Customers liked her colorful work, European style and warm smile.
“Her work obviously takes a lot of real fine detail attention. I like the traditional aspect of it,” Steve Gibbs said. He runs Coeur d’Alene’s Art Spirit Gallery and is exhibiting six pieces of Iva’s now.
Iva looked for the right materials all over the country. She finally found what she wanted at the Tacoma Arts Center.
Her initial work was strictly traditional. But Iva’s creativity emerged as she relaxed in her new home.
She made pitcher handles from spiked clay fish and adorned teapots with chirping birds.
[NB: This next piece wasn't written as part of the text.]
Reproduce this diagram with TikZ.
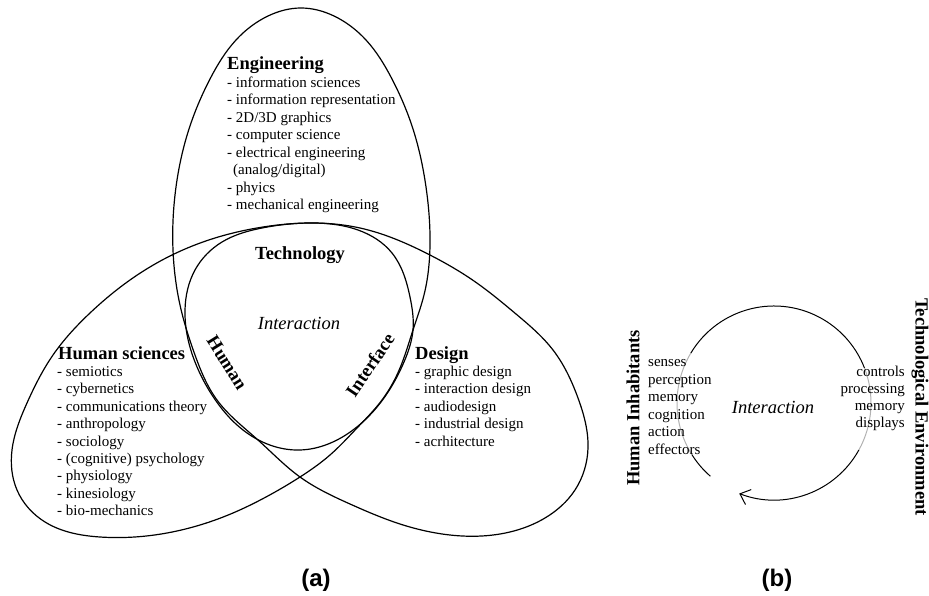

She painted snails beneath round pyramids of shells and recreated ancient Greek urns with olive leaves and regal horses.
Northwesterners admired her work but bought little. They seemed to gravitate to Western art and nature scenes. Iva’s exhibit at the Smithsonian’s tribute to cultural art in 1997 drew praise but no buyers.
She was willing to wait for the right break until she and John split last summer. Now, a $6-an-hour job provides her more security than her elaborate $800 vases.
“In the right market, she wouldn’t be able to produce enough,” said Cheryl, her friend. Cheryl makes jewelry and works closely with many Coeur d’Alene artists. She owns one of Iva’s handmade vases. “People here don’t understand majolica.”
Iva plans to return to pottery full time in January and try to sell on the more art-knowledgable East Coast as well as in large West Coast cities. But she’ll continue to create her work in Coeur d’Alene, which she won’t leave.
“I love it here, love the people,” she said, her accent adding rich character to her English. “If I left, I’d have to come back all the time.”
This sidebar appeared with the story: ON VIEW
Coeur d’Alene’s Art Spirit Gallery, 908 Sherman Ave., is exhibiting six of Iva Talacko’s majolica works through Saturday. Admission is free. The gallery is open Tuesdays through Fridays, 11 a.m. to 5:30 p.m., and Saturdays, 9 a.m. to 3 p.m.